Salman, an astronomer whose specialized technical research involves star formation (among other things) is also deeply interested in the intersection of science and public life (the position that he holds was designed to bridge the gap between the sciences and the humanities). He was always particularly interested and eventually developed an academic concentration in such phenomena as the popularity of pseudo-science (e.g. UFO theories and the paranormal) and the resistance to real science. The latter notably includes the sudden resurgence of popular opposition to the theory of evolution. We think of the phenomenon mainly in the context of the Protestant fundamentalist west, but as he has shown (see an earlier post), it is also a growing force in the Muslim world.
Here, a sample quote:
“There is an increasingly urgent need for understanding and education about Islam and Muslim societies,” said Hameed. “This is perhaps the only center focused on examination of intersections and interactions between science and Muslim societies, (both in Muslim-majority countries and in Muslim diasporas in the West. It will bring together scholars working across disciplines on a significant set of questions and issues.”Read the full story here (includes radio interview). You can see more of Salman's work on Irtiqa: A Science and Religion Blog (also blogrolled with updates in the right margin of this page).

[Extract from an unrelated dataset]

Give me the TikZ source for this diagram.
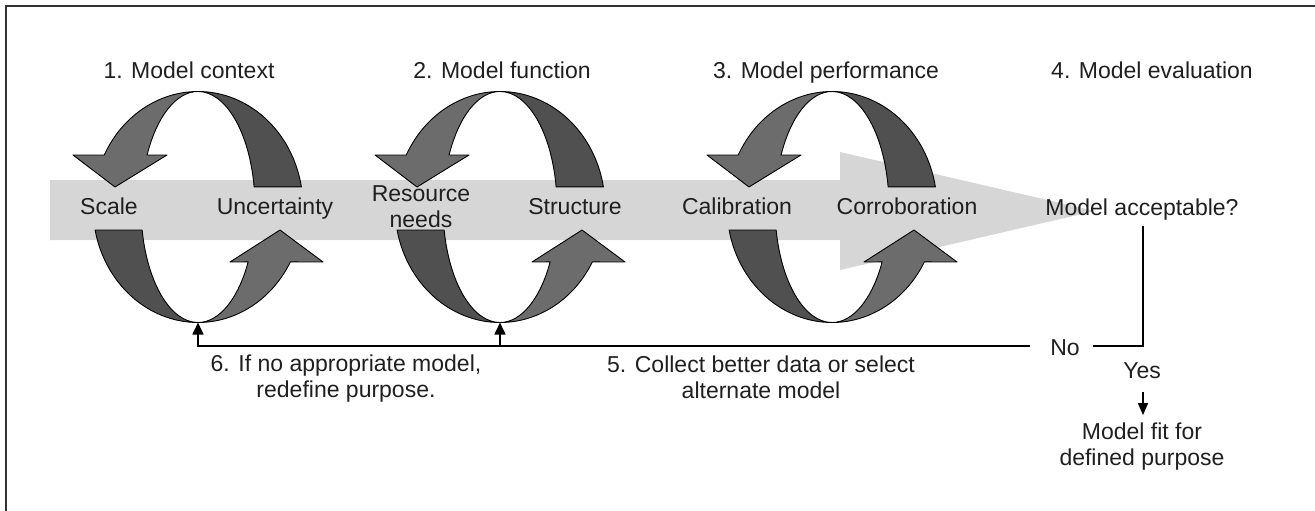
\documentclass[tikz,border=0pt]{standalone}
\usepackage{fontspec}
\setmainfont{Liberation Sans}
\usetikzlibrary{arrows.meta}
\definecolor{bandgray}{RGB}{214,214,214}
\definecolor{darkpart}{RGB}{80,80,80}
\definecolor{midpart}{RGB}{108,108,108}
\tikzset{
  txt/.style={font=\fontsize{23}{26}\selectfont, inner sep=0pt, align=center, text=black!88},
  darkband/.style={fill=darkpart, draw=black, line width=0.9pt, line join=round},
  midband/.style={fill=midpart, draw=black, line width=0.9pt, line join=round},
  conn/.style={draw=black, line width=1.6pt},
  uparrow/.style={-{Triangle[length=12pt,width=11pt]}},
  smallarrow/.style={-{Triangle[length=12pt,width=10pt]}},
}
\newcommand{\drawcycle}[2]{%
  \begin{scope}[shift={(#1,-207)}]
    \coordinate (#2top) at (0,115.5);
    \coordinate (#2bot) at (0,-115.5);
    % top arrow, dark tail part
    \filldraw[darkband] (10:105pt and 115.5pt)
      arc[start angle=10,end angle=90,x radius=105pt,y radius=115.5pt]
      arc[start angle=90,end angle=10,x radius=57pt,y radius=115.5pt] -- cycle;
    % top arrow, head part
    \filldraw[midband] (0,115.5)
      arc[start angle=90,end angle=153.25,x radius=105pt,y radius=115.5pt]
      -- (-125,52) -- (-83,20) -- (-31,52) -- (153.25:57pt and 115.5pt)
      arc[start angle=153.25,end angle=90,x radius=57pt,y radius=115.5pt] -- cycle;
    % bottom arrow, dark tail part
    \filldraw[darkband] (191.5:105pt and 115.5pt)
      arc[start angle=191.5,end angle=270,x radius=105pt,y radius=115.5pt]
      arc[start angle=270,end angle=191.5,x radius=57pt,y radius=115.5pt] -- cycle;
    % bottom arrow, head part
    \filldraw[midband] (0,-115.5)
      arc[start angle=270,end angle=331.6,x radius=105pt,y radius=115.5pt]
      -- (125,-55) -- (82,-23) -- (32,-55) -- (331.6:57pt and 115.5pt)
      arc[start angle=331.6,end angle=270,x radius=57pt,y radius=115.5pt] -- cycle;
  \end{scope}%
}
\begin{document}
\begin{tikzpicture}[x=1pt,y=1pt]
\useasboundingbox (0,0) rectangle (1315,-511);
% frame
\draw[line width=1.3pt, black!80] (6,-511) -- (6,-6) -- (1315,-6);
% big gray arrow
\fill[bandgray] (50,-180) -- (840,-180) -- (840,-152) -- (1095,-211)
  -- (840,-270) -- (840,-240) -- (50,-240) -- cycle;
% cycles
\drawcycle{198}{cA}
\drawcycle{500}{cB}
\drawcycle{832}{cC}
% headings
\node[txt, anchor=base] (h1) at (189,-78) {1. Model context};
\node[txt, anchor=base] (h2) at (502,-78) {2. Model function};
\node[txt, anchor=base] (h3) at (826,-78) {3. Model performance};
\node[txt, anchor=base] (h4) at (1152,-78) {4. Model evaluation};
% labels on the band
\node[txt, anchor=base] (scale) at (109,-214) {Scale};
\node[txt, anchor=base] (unc) at (275,-214) {Uncertainty};
\node[txt, anchor=base] (res) at (421,-227) {Resource\\needs};
\node[txt, anchor=base] (struct) at (575,-214) {Structure};
\node[txt, anchor=base] (calib) at (737,-214) {Calibration};
\node[txt, anchor=base] (corr) at (907,-214) {Corroboration};
\node[txt, anchor=base] (acc) at (1142,-215) {Model acceptable?};
% decision
\node[txt, anchor=base] (no) at (1065,-355) {No};
\node[txt, anchor=base] (yes) at (1142,-378) {Yes};
\node[txt, anchor=base] (fit) at (1142,-465) {Model fit for\\defined purpose};
\node[txt, anchor=base] (six) at (346,-397) {6. If no appropriate model,\\redefine purpose.};
\node[txt, anchor=base] (five) at (761,-398) {5. Collect better data or select\\alternate model};
\coordinate (corner) at (1143,-346);
\coordinate (noleft) at (1030,-346);
\coordinate (noright) at (1093,-346);
\draw[conn, shorten <=6pt] (acc.south -| corner) -- (corner) -- (noright);
\draw[conn, uparrow] (noleft) -| (cAbot);
\draw[conn, uparrow] (cBbot |- noleft) -- (cBbot);
\draw[conn, line width=1.4pt, smallarrow, shorten <=14pt, shorten >=7pt] (yes.south -| corner) -- (fit.north -| corner);
\end{tikzpicture}
\end{document}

At a time when science is becoming increasingly important in everyday life and for economic development, it is important to understand how it is understood and taught, and the role it plays in various Muslim societies, where religion plays a significant cultural role, Hameed said.
“This relationship with science is complex, and increasingly so, as science is freighted with issues of colonialism, modernity and progress, as well as moral and religious implications.”